Give to Gain - She gave a standard. The gain is a generation of people who aspire to it - in every country, in every room, carrying her example forward.


“You showed me that power and compassion are not opposites. In the right hands, they are one and the same.”



Give. And Look at What Is Gained. Three women. Three different kinds of giving. One life - transformed by all of it.


Nanay Linda gave her whole heart to four children and a classroom, without ever knowing how far those seeds would travel. Mrs Manalad gave her love of language to a girl in Pangasinan, without knowing the writer she was quietly building. Ambassador Quintana gives herself to her people every single day, with the certainty of someone who has always understood that this is simply what service requires, and without knowing the community leader in me, she helped build.


None of them asked what they would receive. Look at what was gained.

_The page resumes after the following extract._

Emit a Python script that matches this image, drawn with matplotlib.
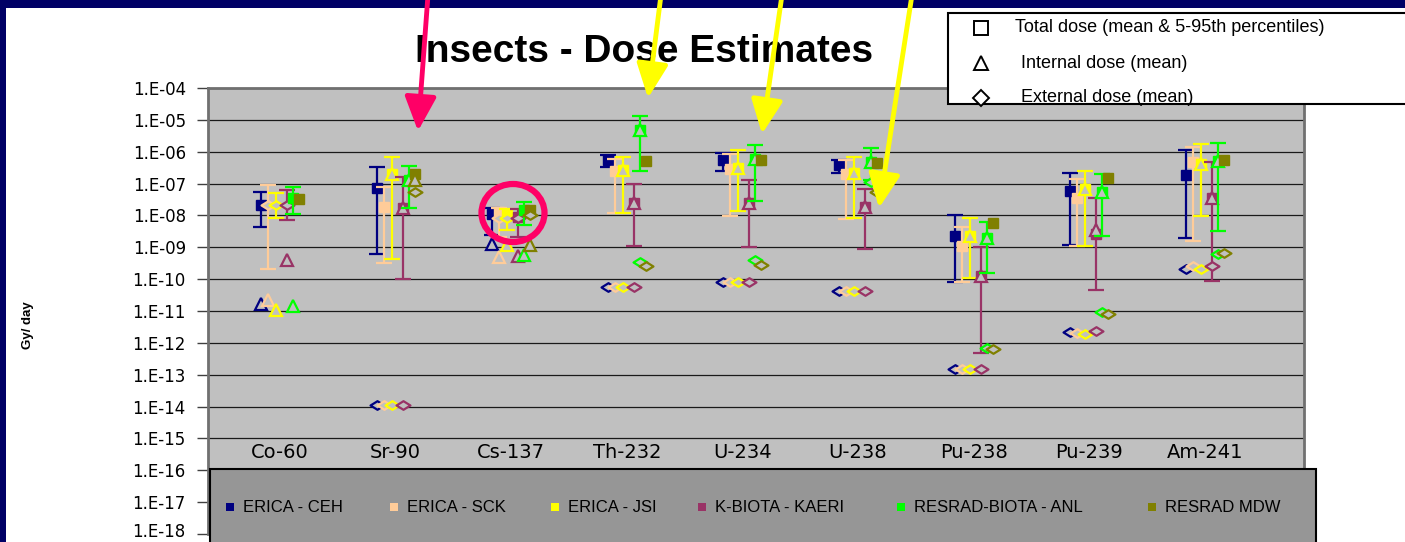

To every woman reading this — in Ireland, across Europe, in the Philippines, and every corner of this world — you are already someone’s Nanay Linda. Someone’s Mrs Manalad. Someone’s Ambassador Quintana. You may not see it yet. But somewhere, in ways you may never fully know, your giving is already becoming someone else’s everything.


Give freely. Give fully. Trust the harvest.


I am because of them  and because of every woman who has ever believed in me, walked beside me, or simply showed up when it mattered. I will make sure that means something, every single day.


Mabuhay ang kababaihan.  Long live the women.